Buhoneras
Ser escritora, asumirlo como profesión a tiempo completo, es perder la noción de la diferencia entre vida y trabajo
Promocionar un libro es convertirte en buhonera. Es recorrerse España y, si tienes suerte, dar el salto a algún país vecino europeo o cruzar el charco. Es ir de feria en feria, de librería en librería, a veces con la ilusión de encontrarte con libreras y libreros queridos, a veces con la desazón de visitar una feria del libro e irte sin haber encontrado un solo lector interesado, después de estar sentada en una caseta viendo a la gente pasar o, peor, contemplando una larga cola para el youtuber de turno. Dependiendo de la generosidad y las posibilidades de tus anfitriones, puedes dormir en hoteles de 4 estrellas o en pensiones en las que encuentras pelos en el lavabo y manchas sospechosas en las sábanas. A veces viajas acompañada, a veces sola; a veces te encuentras con colegas en aeropuertos e intercambias anécdotas, hablas de lo mal que está la profesión, de la precariedad, de lo deprimente que es hacer una presentación y que vengan tres personas a verte. A veces también celebras tal o cual encuentro literario, tal librería, tal premio, una segunda edición.

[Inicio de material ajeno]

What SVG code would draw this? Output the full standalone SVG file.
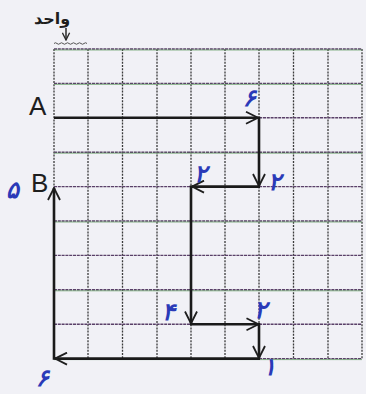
<svg xmlns="http://www.w3.org/2000/svg" width="366" height="394" viewBox="0 0 366 394">
<defs>
<marker id="ah" viewBox="0 0 14 14" refX="13" refY="7" markerWidth="14" markerHeight="14" markerUnits="userSpaceOnUse" orient="auto">
<path d="M1,1 L13,7 L1,13" fill="none" stroke="#1e1e1e" stroke-width="1.8"/>
</marker>
<marker id="ahs" viewBox="0 0 10 10" refX="9" refY="5" markerWidth="9" markerHeight="9" markerUnits="userSpaceOnUse" orient="auto">
<path d="M1,1 L9,5 L1,9" fill="none" stroke="#2a2a2a" stroke-width="1.5"/>
</marker>
</defs>
<style>
.vl{stroke:#3a3a3a;stroke-width:1.3;stroke-dasharray:2 1.2;fill:none}
.hl{stroke:#5a4068;stroke-width:1.4;stroke-dasharray:3 0.8;fill:none}
.hg{stroke:#5a9a5a;stroke-width:0.7;fill:none}
.p{stroke:#1a1a1a;stroke-width:2.6;fill:none;marker-end:url(#ah)}
.lab{font-family:"Liberation Sans",Arial,sans-serif;font-size:26px;fill:#1e1e1e}
.num{font-family:"Noto Sans","DejaVu Sans",sans-serif;font-size:24px;font-weight:bold;fill:#2a3ab8;font-style:italic}
</style>
<rect width="366" height="394" fill="#f1f1f6"/>
<g id="grid">
<path class="vl" d="M54,49V359M88,49V359M122.5,49V359M157,49V359M191,49V359M225,49V359M259,49V359M293.5,49V359M328,49V359M362,49V359"/>
<path class="hl" d="M54,49H362M54,83.4H362M54,117.8H362M54,152.2H362M54,186.6H362M54,221H362M54,255.4H362M54,289.8H362M54,324.2H362M54,358.6H362"/>
<path class="hg" d="M54,50H362M54,84.4H362M54,153.2H362M54,222H362M54,290.8H362M54,359.6H362"/>
</g>
<g id="unit">
<text x="52" y="24" font-family="'Noto Sans','DejaVu Sans',sans-serif" font-size="16" font-weight="bold" fill="#1e1e1e" text-anchor="middle">واحد</text>
<line x1="66" y1="28" x2="66" y2="40" stroke="#2a2a2a" stroke-width="1.5" marker-end="url(#ahs)"/>
<path d="M54,43.5 q1.5,-1.5 3,0 t3,0 t3,0 t3,0 t3,0 t3,0 t3,0 t3,0 t3,0 t3,0 t3,0" stroke="#555" stroke-width="1" fill="none"/>
</g>
<g id="A"><text class="lab" x="29" y="115">A</text></g>
<g id="B"><text class="lab" x="31" y="192">B</text></g>
<g id="connectors">
<line class="p" x1="54" y1="117.8" x2="258" y2="117.8"/>
<line class="p" x1="259" y1="116.6" x2="259" y2="186"/>
<line class="p" x1="260" y1="186.6" x2="192" y2="186.6"/>
<line class="p" x1="191" y1="185.4" x2="191" y2="323.5"/>
<line class="p" x1="190" y1="324.2" x2="258.5" y2="324.2"/>
<line class="p" x1="259" y1="323" x2="259" y2="358"/>
<line class="p" x1="260" y1="358.6" x2="55" y2="358.6"/>
<line class="p" x1="54" y1="359.8" x2="54" y2="188"/>
</g>
<g id="labels">
<text class="num" x="243" y="106">۶</text>
<text class="num" x="268" y="190">۲</text>
<text class="num" x="194" y="182">۲</text>
<text class="num" x="162" y="320">۴</text>
<text class="num" x="254" y="318">۲</text>
<text class="num" x="263" y="375">۱</text>
<text class="num" x="36" y="386">۶</text>
<text class="num" x="6" y="198" font-size="26">۵</text>
</g>
</svg>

Ser escritora, asumirlo como profesión a tiempo completo, es perder la noción de la diferencia entre vida y trabajo: no hay horarios, no hay fines de semana, no hay periodo de vacaciones porque cuando estás libre lo que toca es escribir o pensar en escribir. Y lo normal es no estar libre porque hay que publicar artículos en prensa, participar en programas de radio, dar charlas y conferencias, aceptar encargos y no decir nunca que no a una invitación remunerada. Si se preguntan por qué tanta necesidad, igual es que no saben que el porcentaje normal que se lleva un escritor por cada libro es el 10%. Hay que vender muchos para conseguir un sueldo digno.

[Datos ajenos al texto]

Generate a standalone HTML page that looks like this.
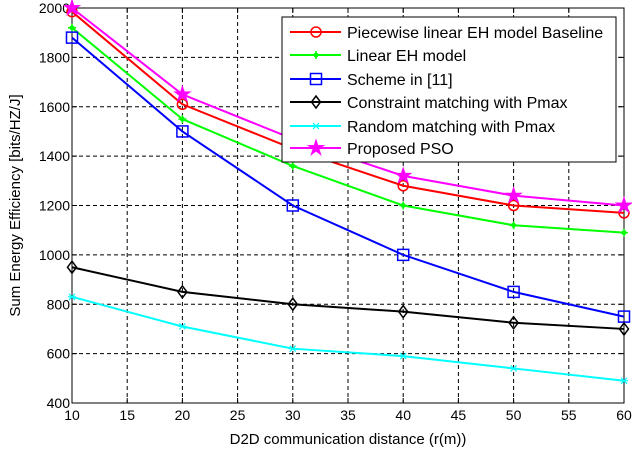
<!DOCTYPE html>
<html><head><meta charset="utf-8"><style>
html,body{margin:0;padding:0;background:#fff;}
svg{display:block;font-family:"Liberation Sans",Arial,sans-serif;}
</style></head><body>
<svg id="chart" width="632" height="450" viewBox="0 0 632 450" xmlns="http://www.w3.org/2000/svg"></svg>
<script>
const xValues = [10, 20, 30, 40, 50, 60];
const xTicks = [10, 15, 20, 25, 30, 35, 40, 45, 50, 55, 60];
const yTicks = [400, 600, 800, 1000, 1200, 1400, 1600, 1800, 2000];
const piecewiseValues = [1985, 1610, 1430, 1280, 1200, 1170];
const linearValues = [1920, 1550, 1360, 1200, 1120, 1090];
const schemeValues = [1880, 1500, 1200, 1000, 850, 750];
const constraintValues = [950, 850, 800, 770, 725, 700];
const randomValues = [830, 710, 620, 590, 540, 490];
const psoValues = [2000, 1650, 1470, 1320, 1240, 1200];
const seriesNames = ["Piecewise linear EH model Baseline","Linear EH model","Scheme in [11]","Constraint matching with Pmax","Random matching with Pmax","Proposed PSO"];

const L=72,R=624,T=8,B=403;
const xs=v=>L+(v-10)/50*(R-L);
const ys=v=>B-(v-400)/1600*(B-T);
const svg=document.getElementById('chart');
const NS='http://www.w3.org/2000/svg';
function mk(tag,attrs,parent){const e=document.createElementNS(NS,tag);for(const k in attrs)e.setAttribute(k,attrs[k]);(parent||svg).appendChild(e);return e;}

const grid=mk('g',{});


xTicks.forEach(t=>{
  if(t>10&&t<60){const l=mk('line',{x1:xs(t),x2:xs(t),y1:T,y2:B,stroke:'#000','stroke-width':1,'stroke-dasharray':'4,3'},grid);
  
  }
  mk('line',{x1:xs(t),x2:xs(t),y1:B,y2:B-5,stroke:'#000'},grid);
  mk('line',{x1:xs(t),x2:xs(t),y1:T,y2:T+5,stroke:'#000'},grid);
  const tx=mk('text',{x:xs(t),y:B+17,'text-anchor':'middle','font-size':14,fill:'#000'});
  tx.textContent=t;
  
  
});
yTicks.forEach(t=>{
  if(t>400&&t<2000){const l=mk('line',{x1:L,x2:R,y1:ys(t),y2:ys(t),stroke:'#000','stroke-width':1,'stroke-dasharray':'4,3'},grid);
  
  }
  mk('line',{x1:L,x2:L+5,y1:ys(t),y2:ys(t),stroke:'#000'},grid);
  mk('line',{x1:R,x2:R-5,y1:ys(t),y2:ys(t),stroke:'#000'},grid);
  const tx=mk('text',{x:L-2,y:ys(t)+5,'text-anchor':'end','font-size':14,fill:'#000'});
  tx.textContent=t;
  
  
});
const frame=mk('rect',{x:L,y:T,width:R-L,height:B-T,fill:'none',stroke:'#000','stroke-width':1});



function marker(type,x,y,color,g){
  if(type==='circle')mk('circle',{cx:x,cy:y,r:5,fill:'none',stroke:color,'stroke-width':1.5},g);
  else if(type==='dot'){mk('circle',{cx:x,cy:y,r:2.5,fill:color},g);mk('line',{x1:x-4,x2:x+4,y1:y,y2:y,stroke:color,'stroke-width':1.5},g);mk('line',{x1:x,x2:x,y1:y-4,y2:y+4,stroke:color,'stroke-width':1.5},g);}
  else if(type==='square')mk('rect',{x:x-5.5,y:y-5.5,width:11,height:11,fill:'none',stroke:color,'stroke-width':1.5},g);
  else if(type==='diamond')mk('polygon',{points:`${x},${y-6} ${x+4.5},${y} ${x},${y+6} ${x-4.5},${y}`,fill:'none',stroke:color,'stroke-width':1.5},g);
  else if(type==='x'){mk('line',{x1:x-3,x2:x+3,y1:y-3,y2:y+3,stroke:color,'stroke-width':1.2},g);mk('line',{x1:x-3,x2:x+3,y1:y+3,y2:y-3,stroke:color,'stroke-width':1.2},g);mk('line',{x1:x-4,x2:x+4,y1:y,y2:y,stroke:color,'stroke-width':1.2},g);}
  else if(type==='star'){let p=[];for(let i=0;i<10;i++){const r=i%2?3:8,a=-Math.PI/2+i*Math.PI/5;p.push((x+r*Math.cos(a)).toFixed(1)+','+(y+r*Math.sin(a)).toFixed(1));}mk('polygon',{points:p.join(' '),fill:color,stroke:color,'stroke-width':1},g);}
}
const series=[
  [piecewiseValues,'#ff0000','circle','series-piecewise'],
  [linearValues,'#00ff00','dot','series-linear'],
  [schemeValues,'#0000ff','square','series-scheme11'],
  [constraintValues,'#000000','diamond','series-constraint'],
  [randomValues,'#00ffff','x','series-random'],
  [psoValues,'#ff00ff','star','series-pso']
];
series.forEach(s=>{
  const g=mk('g',{});
  
  
  mk('polyline',{points:s[0].map((v,i)=>xs(xValues[i])+','+ys(v)).join(' '),fill:'none',stroke:s[1],'stroke-width':2},g);
  s[0].forEach((v,i)=>marker(s[2],xs(xValues[i]),ys(v),s[1],g));
});

const leg=mk('g',{});


mk('rect',{x:282,y:17,width:334,height:145,fill:'#fff',stroke:'#000','stroke-width':1},leg);
const rowsY=[32,55,79,102,126,148];
series.forEach((s,i)=>{
  const y=rowsY[i];
  const e=mk('g',{},leg);
  
  
  mk('line',{x1:290,x2:341,y1:y,y2:y,stroke:s[1],'stroke-width':2},e);
  marker(s[2],316,y,s[1],e);
  const t=mk('text',{x:347,y:y+6,'font-size':16,fill:'#000'},e);
  t.textContent=seriesNames[i];
});

const xl=mk('text',{x:348,y:444,'text-anchor':'middle','font-size':15,fill:'#000'});
xl.textContent='D2D communication distance (r(m))';


const yl=mk('text',{x:0,y:0,'text-anchor':'middle','font-size':15,fill:'#000',transform:`translate(20,${(T+B)/2}) rotate(-90)`});
yl.textContent='Sum Energy Efficiency [bits/HZ/J]';


</script>
</body></html>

Como los antiguos buhoneros, también nosotras tenemos que ser amables y sonreír siempre, darlo todo en cada presentación y en cada encuentro porque sabemos que nuestros lectores y lectoras se lo merecen, porque han elegido leerte a ti con la cantidad de opciones que tienen, porque han compartido contigo horas de sus vidas. Cada mirada concentrada, cada sonrisa amable, cada gesto de interés e incluso admiración que ves corresponde a una persona que espera lo mejor de ti. Y ese contacto con lectores es un regalo que nos da la profesión, pero al mismo tiempo que genera adrenalina, energía y entusiasmo, desgasta intelectual y emocionalmente. Hace poco compartía mesa redonda con una escritora a la que no conozco mucho, pero que me causa gran simpatía. El moderador señaló el contraste entre su timidez al hablar y su coraje al escribir. Sin inmutarse demasiado, mi colega explicó que por esa misma timidez escribía y que no le gustaba hablar en público. Ella, como todas, sabe que, si se encerrara a escribir, no sobreviviría en el campo literario, a pesar de ser una escritora consagrada.

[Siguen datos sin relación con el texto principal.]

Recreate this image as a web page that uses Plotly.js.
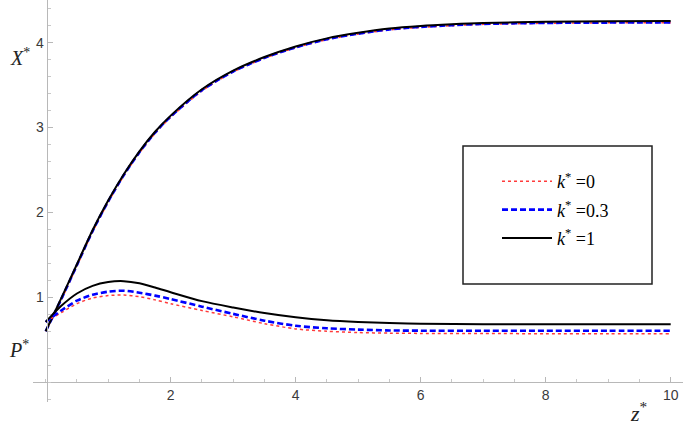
<!DOCTYPE html>
<html>
<head>
<meta charset="utf-8">
<script src="https://cdn.plot.ly/plotly-3.0.1.min.js"></script>
<style>html,body{margin:0;padding:0;background:#fff;}#chart{width:685px;height:427px;}</style>
</head>
<body>
<div id="chart"></div>
<script>
// z* grid for X* curves
var zX = [0, 0.25, 0.5, 0.75, 1, 1.25, 1.5, 1.75, 2, 2.5, 3, 3.5, 4, 4.5, 5, 5.5, 6, 6.5, 7, 8, 9, 10];
var X_k0  = [0.60, 0.97, 1.37, 1.77, 2.12, 2.43, 2.70, 2.93, 3.12, 3.43, 3.655, 3.815, 3.94, 4.035, 4.10, 4.15, 4.18, 4.20, 4.215, 4.228, 4.233, 4.235];
var X_k03 = [0.60, 0.98, 1.38, 1.78, 2.13, 2.44, 2.71, 2.94, 3.13, 3.44, 3.66, 3.82, 3.945, 4.04, 4.105, 4.155, 4.185, 4.205, 4.22, 4.232, 4.236, 4.238];
var X_k1  = [0.60, 0.99, 1.39, 1.79, 2.14, 2.45, 2.72, 2.95, 3.14, 3.45, 3.67, 3.83, 3.955, 4.05, 4.115, 4.165, 4.195, 4.215, 4.23, 4.245, 4.252, 4.255];

// z* grid for P* curves
var zP = [0, 0.1, 0.25, 0.5, 0.75, 1, 1.25, 1.5, 1.75, 2, 2.5, 3, 3.5, 4, 4.5, 5, 5.5, 6, 7, 8, 9, 10];
var P_k0  = [0.71, 0.755, 0.82, 0.925, 0.992, 1.02, 1.027, 1.007, 0.97, 0.925, 0.845, 0.77, 0.69, 0.628, 0.60, 0.585, 0.578, 0.575, 0.573, 0.572, 0.572, 0.572];
var P_k03 = [0.71, 0.765, 0.845, 0.96, 1.03, 1.066, 1.078, 1.054, 1.02, 0.98, 0.89, 0.805, 0.725, 0.665, 0.635, 0.62, 0.61, 0.607, 0.606, 0.606, 0.606, 0.606];
var P_k1  = [0.71, 0.79, 0.90, 1.045, 1.135, 1.18, 1.19, 1.165, 1.115, 1.06, 0.955, 0.88, 0.815, 0.765, 0.73, 0.71, 0.697, 0.688, 0.684, 0.683, 0.683, 0.683];

var names = ['<i>k</i><sup>*</sup> =0', '<i>k</i><sup>*</sup> =0.3', '<i>k</i><sup>*</sup> =1'];
var xTicks = [2, 4, 6, 8, 10];
var yTicks = [1, 2, 3, 4];

var sRed = {color: '#ff3b3b', width: 1.5, dash: 'dot', shape: 'spline', smoothing: 0.8};
var sBlue = {color: '#0000ff', width: 2.6, dash: '6px,3px', shape: 'spline', smoothing: 0.8};
var sBlack = {color: '#000000', width: 2, shape: 'spline', smoothing: 0.8};

var traces = [
  {x: zX, y: X_k0, mode: 'lines', name: names[0], line: sRed, legendgroup: 'a'},
  {x: zX, y: X_k03, mode: 'lines', name: names[1], line: sBlue, legendgroup: 'b'},
  {x: zX, y: X_k1, mode: 'lines', name: names[2], line: sBlack, legendgroup: 'c'},
  {x: zP, y: P_k0, mode: 'lines', name: names[0], line: sRed, showlegend: false, legendgroup: 'a'},
  {x: zP, y: P_k03, mode: 'lines', name: names[1], line: sBlue, showlegend: false, legendgroup: 'b'},
  {x: zP, y: P_k1, mode: 'lines', name: names[2], line: sBlack, showlegend: false, legendgroup: 'c'}
];

var W = 685, H = 427, ml = 33, mr = 2, mt = 0, mb = 25;
var pw = W - ml - mr, ph = H - mt - mb;
function px(xp) { return (xp - ml) / pw; }
function py(yp) { return (H - mb - yp) / ph; }

var tickFont = {family: "'Liberation Sans', Arial, sans-serif", size: 14, color: '#3a3a3a'};
var serif = "'Liberation Serif', 'Times New Roman', serif";

var layout = {
  width: W, height: H,
  font: {family: serif},
  margin: {l: ml, r: mr, t: mt, b: mb, pad: 0},
  paper_bgcolor: '#fff', plot_bgcolor: '#fff',
  showlegend: true,
  legend: {
    x: px(497), y: py(163), xanchor: 'left', yanchor: 'top',
    bgcolor: 'rgba(0,0,0,0)', borderwidth: 0,
    font: {family: serif, size: 18, color: '#000'},
    itemwidth: 50,
    traceorder: 'grouped',
    tracegroupgap: 2
  },
  xaxis: {
    range: [-0.203, 10.197], anchor: 'free', position: py(382.2),
    showgrid: false, zeroline: false, showline: true, linecolor: '#b8b8b8', linewidth: 1,
    tickmode: 'array', tickvals: xTicks, ticktext: xTicks.map(String),
    ticks: 'inside', ticklen: 5, tickcolor: '#b8b8b8', tickfont: tickFont,
    minor: {dtick: 0.5, tick0: 0, ticks: 'inside', ticklen: 3, tickcolor: '#c8c8c8'}
  },
  yaxis: {
    range: [-0.233, 4.502], anchor: 'free', position: px(46.5),
    showgrid: false, zeroline: false, showline: true, linecolor: '#b8b8b8', linewidth: 1,
    tickmode: 'array', tickvals: yTicks, ticktext: yTicks.map(String),
    ticks: 'inside', ticklen: 5, tickcolor: '#b8b8b8', tickfont: tickFont,
    minor: {dtick: 0.2, tick0: 0, ticks: 'inside', ticklen: 3, tickcolor: '#c8c8c8'}
  },
  shapes: [
    {type: 'rect', xref: 'paper', yref: 'paper', x0: px(463), x1: px(652), y0: py(284), y1: py(146),
     line: {color: '#222', width: 1.5}, fillcolor: 'rgba(0,0,0,0)'}
  ],
  annotations: [
    {xref: 'paper', yref: 'paper', x: px(20), y: py(57), text: '<i>X</i><sup>*</sup>', showarrow: false,
     font: {family: serif, size: 20, color: '#222'}, xanchor: 'center', yanchor: 'middle'},
    {xref: 'paper', yref: 'paper', x: px(19), y: py(349), text: '<i>P</i><sup>*</sup>', showarrow: false,
     font: {family: serif, size: 20, color: '#222'}, xanchor: 'center', yanchor: 'middle'},
    {xref: 'paper', yref: 'paper', x: px(638), y: py(412), text: '<i>z</i><sup>*</sup>', showarrow: false,
     font: {family: serif, size: 22, color: '#222'}, xanchor: 'center', yanchor: 'middle'}
  ]
};

Plotly.newPlot('chart', traces, layout, {displayModeBar: false, staticPlot: true});
</script>
</body>
</html>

Aun así, yo no cambiaría esta profesión por ninguna otra, y de hecho dejé una plaza asegurada para dedicarme a escribir. Igual, como siempre me dice mi madre, tengo espíritu de buhonera. Sí quería compartir, sin embargo, ese lado más difícil de la profesión que muchas veces no se ve. Advertirles de que, si de vez en cuando nos encuentran algo desabridas, insulsas o distantes, si ven que nos cabreamos porque nos ofrecen trabajos mal remunerados o directamente no quieren pagarnos por nuestra actividad profesional, entiendan que la mayoría de nosotras somos buhoneras —en vez de paños de seda de Oriente, vendemos palabras— y no nos gusta que nos desprecien o nos regateen el producto.